Quantifying the orientation dependence of diffraction contrast on magnetic STEM-DPC imaging of freestanding oxide thin-film

Abstract

Scanning Transmission Electron Microscopy–Differential Phase Contrast (STEM-DPC) is a well-established nanoscale resolution technique for imaging internal magnetic and electric fields in materials. However, imaging crystalline materials is made difficult due to diffraction effects, which distort the bright-field disk and can obscure the medium-range magnetic and electric field contrasts. In this study, we employ monocrystalline regions of freestanding La0.67⁢Sr0.33⁢MnO3 (LSMO) thin films to systematically investigate the influence of diffraction contrast on magnetic imaging using four-dimensional STEM-DPC. This was done by tilting the sample across orientations with different amounts of diffractive scattering and processing the data using two data processing algorithms: center of-mass and phase correlation.
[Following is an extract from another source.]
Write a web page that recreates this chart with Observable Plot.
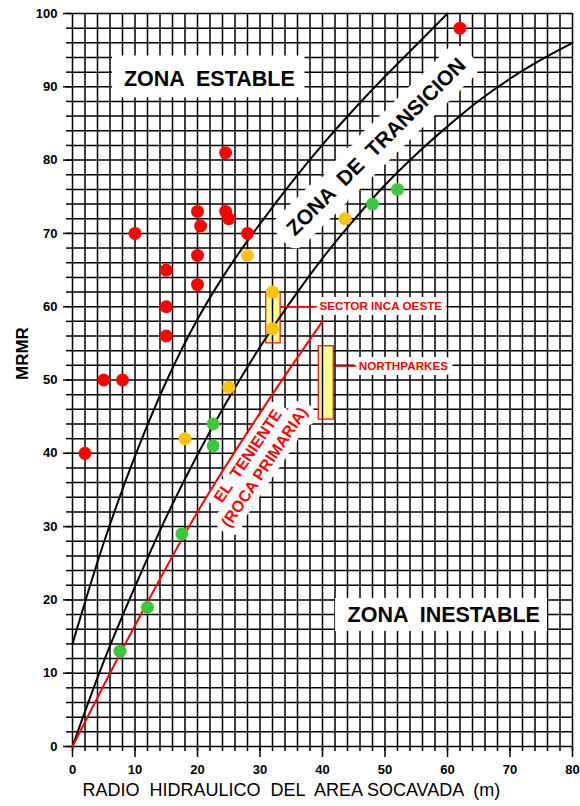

The proximity of the orientation to a systematic row is the most important cause of diffraction contrast whereas proximity to a zone axis had a low effect. Our experiments demonstrate only small tilt adjustments are necessary to mitigate the diffraction contrast, with 𝑥 and 𝑦 tilts of about 0.5° sufficient to reduce calculated noise in the STEM-DPC image up to 95%. Phase correlation often gives lower noise but is less robust at higher diffractive scattering compared to center of mass. To avoid the obstructive effects of diffraction contrast, systematic rows must be avoided and processing algorithms must be carefully chosen.